** Given information **
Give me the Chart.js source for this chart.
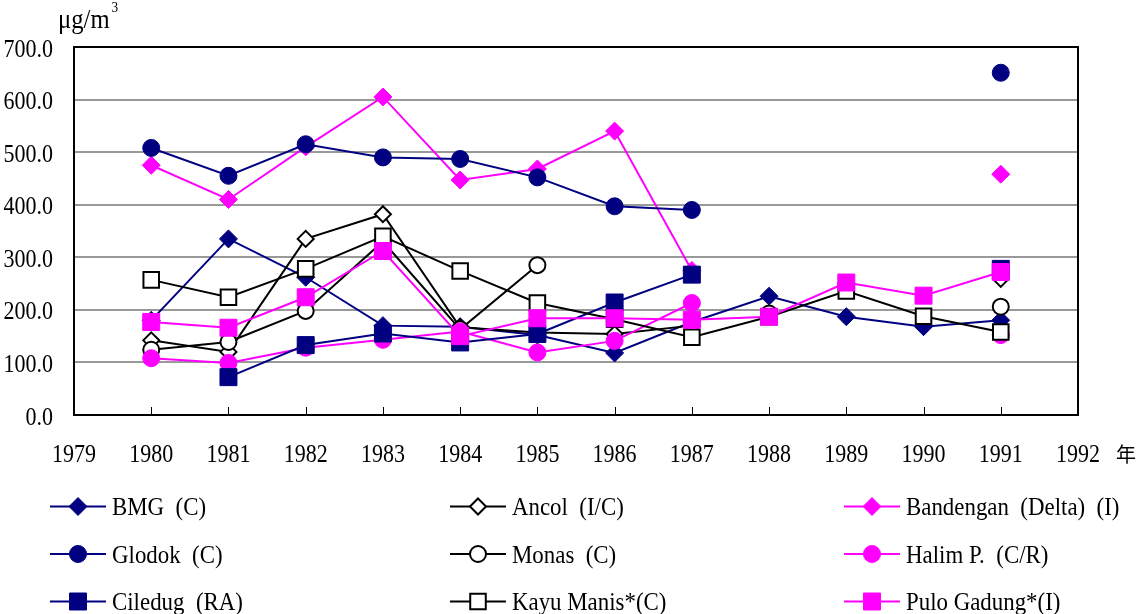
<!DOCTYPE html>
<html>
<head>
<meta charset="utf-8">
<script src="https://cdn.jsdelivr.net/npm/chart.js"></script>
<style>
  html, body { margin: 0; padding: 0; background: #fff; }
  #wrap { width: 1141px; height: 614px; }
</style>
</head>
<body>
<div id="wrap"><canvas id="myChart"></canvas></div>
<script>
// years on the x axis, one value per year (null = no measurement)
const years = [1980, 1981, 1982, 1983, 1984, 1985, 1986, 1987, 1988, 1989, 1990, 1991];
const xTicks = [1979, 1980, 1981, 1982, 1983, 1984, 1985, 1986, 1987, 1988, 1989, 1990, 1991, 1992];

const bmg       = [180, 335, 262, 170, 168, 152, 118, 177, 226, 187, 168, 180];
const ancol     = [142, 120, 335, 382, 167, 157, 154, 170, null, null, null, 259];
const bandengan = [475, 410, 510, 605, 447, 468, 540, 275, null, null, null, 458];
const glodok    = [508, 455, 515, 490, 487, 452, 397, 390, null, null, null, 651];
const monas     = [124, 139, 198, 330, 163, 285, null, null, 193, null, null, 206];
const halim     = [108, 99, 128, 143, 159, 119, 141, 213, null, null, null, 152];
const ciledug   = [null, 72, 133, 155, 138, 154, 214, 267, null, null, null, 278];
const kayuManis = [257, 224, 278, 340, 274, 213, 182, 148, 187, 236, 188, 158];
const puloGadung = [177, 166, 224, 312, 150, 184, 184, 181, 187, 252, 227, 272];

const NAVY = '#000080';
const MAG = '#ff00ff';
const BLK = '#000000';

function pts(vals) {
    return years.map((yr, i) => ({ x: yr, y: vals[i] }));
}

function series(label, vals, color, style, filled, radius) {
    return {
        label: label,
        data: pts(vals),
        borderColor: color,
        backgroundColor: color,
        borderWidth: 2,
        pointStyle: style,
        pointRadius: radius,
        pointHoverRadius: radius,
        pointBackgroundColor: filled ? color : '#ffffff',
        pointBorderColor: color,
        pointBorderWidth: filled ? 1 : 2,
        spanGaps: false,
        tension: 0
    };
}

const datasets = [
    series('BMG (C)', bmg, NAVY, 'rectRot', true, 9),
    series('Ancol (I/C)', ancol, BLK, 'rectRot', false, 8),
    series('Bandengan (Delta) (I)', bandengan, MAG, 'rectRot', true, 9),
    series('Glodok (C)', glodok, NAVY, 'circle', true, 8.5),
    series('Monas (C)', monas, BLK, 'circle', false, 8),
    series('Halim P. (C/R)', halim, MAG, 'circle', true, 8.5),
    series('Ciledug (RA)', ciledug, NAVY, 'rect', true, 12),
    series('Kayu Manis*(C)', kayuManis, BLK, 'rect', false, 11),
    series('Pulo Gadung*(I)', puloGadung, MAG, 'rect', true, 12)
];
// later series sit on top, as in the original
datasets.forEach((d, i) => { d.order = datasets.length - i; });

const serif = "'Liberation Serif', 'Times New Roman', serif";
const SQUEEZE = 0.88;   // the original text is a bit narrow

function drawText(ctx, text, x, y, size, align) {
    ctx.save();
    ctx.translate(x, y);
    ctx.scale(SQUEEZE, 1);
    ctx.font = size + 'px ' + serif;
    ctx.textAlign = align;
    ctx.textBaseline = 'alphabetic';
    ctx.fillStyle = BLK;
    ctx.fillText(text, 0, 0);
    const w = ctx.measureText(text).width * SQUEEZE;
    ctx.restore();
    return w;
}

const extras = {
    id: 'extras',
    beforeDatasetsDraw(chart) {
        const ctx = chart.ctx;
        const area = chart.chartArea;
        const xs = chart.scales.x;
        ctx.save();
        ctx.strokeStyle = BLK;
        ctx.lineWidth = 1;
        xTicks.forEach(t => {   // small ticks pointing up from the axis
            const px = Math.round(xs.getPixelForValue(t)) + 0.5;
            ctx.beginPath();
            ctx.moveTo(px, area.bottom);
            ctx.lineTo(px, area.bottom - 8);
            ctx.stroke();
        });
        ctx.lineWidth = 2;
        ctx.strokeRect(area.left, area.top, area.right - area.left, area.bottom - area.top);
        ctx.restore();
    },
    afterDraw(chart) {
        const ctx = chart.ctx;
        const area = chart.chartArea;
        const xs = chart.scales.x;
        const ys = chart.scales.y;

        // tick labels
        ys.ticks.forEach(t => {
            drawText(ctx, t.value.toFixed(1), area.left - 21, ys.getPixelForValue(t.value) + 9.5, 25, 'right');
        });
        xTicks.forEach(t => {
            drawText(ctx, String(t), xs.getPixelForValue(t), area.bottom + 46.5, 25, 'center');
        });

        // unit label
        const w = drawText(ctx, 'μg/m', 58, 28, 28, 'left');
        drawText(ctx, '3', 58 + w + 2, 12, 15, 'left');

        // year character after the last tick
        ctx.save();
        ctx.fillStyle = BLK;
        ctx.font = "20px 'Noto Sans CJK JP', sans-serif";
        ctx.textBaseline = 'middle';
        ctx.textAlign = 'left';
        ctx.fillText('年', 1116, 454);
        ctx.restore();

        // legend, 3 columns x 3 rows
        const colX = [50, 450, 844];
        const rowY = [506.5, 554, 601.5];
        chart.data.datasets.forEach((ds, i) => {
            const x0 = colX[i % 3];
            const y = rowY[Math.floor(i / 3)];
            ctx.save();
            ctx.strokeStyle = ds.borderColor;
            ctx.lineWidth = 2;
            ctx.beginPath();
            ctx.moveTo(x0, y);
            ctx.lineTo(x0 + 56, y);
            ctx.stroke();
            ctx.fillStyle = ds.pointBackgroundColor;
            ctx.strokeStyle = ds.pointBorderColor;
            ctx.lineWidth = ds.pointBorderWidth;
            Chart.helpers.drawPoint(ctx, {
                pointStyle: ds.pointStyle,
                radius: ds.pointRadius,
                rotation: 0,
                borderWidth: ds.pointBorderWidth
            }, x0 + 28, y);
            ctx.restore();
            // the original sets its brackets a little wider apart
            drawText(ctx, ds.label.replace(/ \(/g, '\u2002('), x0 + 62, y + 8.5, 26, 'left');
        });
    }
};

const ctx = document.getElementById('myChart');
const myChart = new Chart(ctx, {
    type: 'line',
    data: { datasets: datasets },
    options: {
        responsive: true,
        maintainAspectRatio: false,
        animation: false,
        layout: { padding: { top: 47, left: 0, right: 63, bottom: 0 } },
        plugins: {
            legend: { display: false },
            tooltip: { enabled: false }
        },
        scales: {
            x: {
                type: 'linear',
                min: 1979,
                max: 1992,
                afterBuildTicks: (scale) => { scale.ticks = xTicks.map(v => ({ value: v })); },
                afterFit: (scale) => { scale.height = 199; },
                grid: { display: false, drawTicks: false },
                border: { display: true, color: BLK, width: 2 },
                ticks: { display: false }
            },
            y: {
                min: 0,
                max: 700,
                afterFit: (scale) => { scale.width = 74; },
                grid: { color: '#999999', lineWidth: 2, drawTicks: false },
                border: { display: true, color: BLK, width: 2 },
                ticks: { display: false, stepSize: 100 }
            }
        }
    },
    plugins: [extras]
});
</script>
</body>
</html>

** Directions **
Make an exact copy of the data, leaving its pictures out.

** Reply **
Give me the Chart.js source for this chart.
<!DOCTYPE html>
<html>
<head>
<meta charset="utf-8">
<script src="https://cdn.jsdelivr.net/npm/chart.js"></script>
<style>
  html, body { margin: 0; padding: 0; background: #fff; }
  #wrap { width: 1141px; height: 614px; }
</style>
</head>
<body>
<div id="wrap"><canvas id="myChart"></canvas></div>
<script>
// years on the x axis, one value per year (null = no measurement)
const years = [1980, 1981, 1982, 1983, 1984, 1985, 1986, 1987, 1988, 1989, 1990, 1991];
const xTicks = [1979, 1980, 1981, 1982, 1983, 1984, 1985, 1986, 1987, 1988, 1989, 1990, 1991, 1992];

const bmg       = [180, 335, 262, 170, 168, 152, 118, 177, 226, 187, 168, 180];
const ancol     = [142, 120, 335, 382, 167, 157, 154, 170, null, null, null, 259];
const bandengan = [475, 410, 510, 605, 447, 468, 540, 275, null, null, null, 458];
const glodok    = [508, 455, 515, 490, 487, 452, 397, 390, null, null, null, 651];
const monas     = [124, 139, 198, 330, 163, 285, null, null, 193, null, null, 206];
const halim     = [108, 99, 128, 143, 159, 119, 141, 213, null, null, null, 152];
const ciledug   = [null, 72, 133, 155, 138, 154, 214, 267, null, null, null, 278];
const kayuManis = [257, 224, 278, 340, 274, 213, 182, 148, 187, 236, 188, 158];
const puloGadung = [177, 166, 224, 312, 150, 184, 184, 181, 187, 252, 227, 272];

const NAVY = '#000080';
const MAG = '#ff00ff';
const BLK = '#000000';

function pts(vals) {
    return years.map((yr, i) => ({ x: yr, y: vals[i] }));
}

function series(label, vals, color, style, filled, radius) {
    return {
        label: label,
        data: pts(vals),
        borderColor: color,
        backgroundColor: color,
        borderWidth: 2,
        pointStyle: style,
        pointRadius: radius,
        pointHoverRadius: radius,
        pointBackgroundColor: filled ? color : '#ffffff',
        pointBorderColor: color,
        pointBorderWidth: filled ? 1 : 2,
        spanGaps: false,
        tension: 0
    };
}

const datasets = [
    series('BMG (C)', bmg, NAVY, 'rectRot', true, 9),
    series('Ancol (I/C)', ancol, BLK, 'rectRot', false, 8),
    series('Bandengan (Delta) (I)', bandengan, MAG, 'rectRot', true, 9),
    series('Glodok (C)', glodok, NAVY, 'circle', true, 8.5),
    series('Monas (C)', monas, BLK, 'circle', false, 8),
    series('Halim P. (C/R)', halim, MAG, 'circle', true, 8.5),
    series('Ciledug (RA)', ciledug, NAVY, 'rect', true, 12),
    series('Kayu Manis*(C)', kayuManis, BLK, 'rect', false, 11),
    series('Pulo Gadung*(I)', puloGadung, MAG, 'rect', true, 12)
];
// later series sit on top, as in the original
datasets.forEach((d, i) => { d.order = datasets.length - i; });

const serif = "'Liberation Serif', 'Times New Roman', serif";
const SQUEEZE = 0.88;   // the original text is a bit narrow

function drawText(ctx, text, x, y, size, align) {
    ctx.save();
    ctx.translate(x, y);
    ctx.scale(SQUEEZE, 1);
    ctx.font = size + 'px ' + serif;
    ctx.textAlign = align;
    ctx.textBaseline = 'alphabetic';
    ctx.fillStyle = BLK;
    ctx.fillText(text, 0, 0);
    const w = ctx.measureText(text).width * SQUEEZE;
    ctx.restore();
    return w;
}

const extras = {
    id: 'extras',
    beforeDatasetsDraw(chart) {
        const ctx = chart.ctx;
        const area = chart.chartArea;
        const xs = chart.scales.x;
        ctx.save();
        ctx.strokeStyle = BLK;
        ctx.lineWidth = 1;
        xTicks.forEach(t => {   // small ticks pointing up from the axis
            const px = Math.round(xs.getPixelForValue(t)) + 0.5;
            ctx.beginPath();
            ctx.moveTo(px, area.bottom);
            ctx.lineTo(px, area.bottom - 8);
            ctx.stroke();
        });
        ctx.lineWidth = 2;
        ctx.strokeRect(area.left, area.top, area.right - area.left, area.bottom - area.top);
        ctx.restore();
    },
    afterDraw(chart) {
        const ctx = chart.ctx;
        const area = chart.chartArea;
        const xs = chart.scales.x;
        const ys = chart.scales.y;

        // tick labels
        ys.ticks.forEach(t => {
            drawText(ctx, t.value.toFixed(1), area.left - 21, ys.getPixelForValue(t.value) + 9.5, 25, 'right');
        });
        xTicks.forEach(t => {
            drawText(ctx, String(t), xs.getPixelForValue(t), area.bottom + 46.5, 25, 'center');
        });

        // unit label
        const w = drawText(ctx, 'μg/m', 58, 28, 28, 'left');
        drawText(ctx, '3', 58 + w + 2, 12, 15, 'left');

        // year character after the last tick
        ctx.save();
        ctx.fillStyle = BLK;
        ctx.font = "20px 'Noto Sans CJK JP', sans-serif";
        ctx.textBaseline = 'middle';
        ctx.textAlign = 'left';
        ctx.fillText('年', 1116, 454);
        ctx.restore();

        // legend, 3 columns x 3 rows
        const colX = [50, 450, 844];
        const rowY = [506.5, 554, 601.5];
        chart.data.datasets.forEach((ds, i) => {
            const x0 = colX[i % 3];
            const y = rowY[Math.floor(i / 3)];
            ctx.save();
            ctx.strokeStyle = ds.borderColor;
            ctx.lineWidth = 2;
            ctx.beginPath();
            ctx.moveTo(x0, y);
            ctx.lineTo(x0 + 56, y);
            ctx.stroke();
            ctx.fillStyle = ds.pointBackgroundColor;
            ctx.strokeStyle = ds.pointBorderColor;
            ctx.lineWidth = ds.pointBorderWidth;
            Chart.helpers.drawPoint(ctx, {
                pointStyle: ds.pointStyle,
                radius: ds.pointRadius,
                rotation: 0,
                borderWidth: ds.pointBorderWidth
            }, x0 + 28, y);
            ctx.restore();
            // the original sets its brackets a little wider apart
            drawText(ctx, ds.label.replace(/ \(/g, '\u2002('), x0 + 62, y + 8.5, 26, 'left');
        });
    }
};

const ctx = document.getElementById('myChart');
const myChart = new Chart(ctx, {
    type: 'line',
    data: { datasets: datasets },
    options: {
        responsive: true,
        maintainAspectRatio: false,
        animation: false,
        layout: { padding: { top: 47, left: 0, right: 63, bottom: 0 } },
        plugins: {
            legend: { display: false },
            tooltip: { enabled: false }
        },
        scales: {
            x: {
                type: 'linear',
                min: 1979,
                max: 1992,
                afterBuildTicks: (scale) => { scale.ticks = xTicks.map(v => ({ value: v })); },
                afterFit: (scale) => { scale.height = 199; },
                grid: { display: false, drawTicks: false },
                border: { display: true, color: BLK, width: 2 },
                ticks: { display: false }
            },
            y: {
                min: 0,
                max: 700,
                afterFit: (scale) => { scale.width = 74; },
                grid: { color: '#999999', lineWidth: 2, drawTicks: false },
                border: { display: true, color: BLK, width: 2 },
                ticks: { display: false, stepSize: 100 }
            }
        }
    },
    plugins: [extras]
});
</script>
</body>
</html>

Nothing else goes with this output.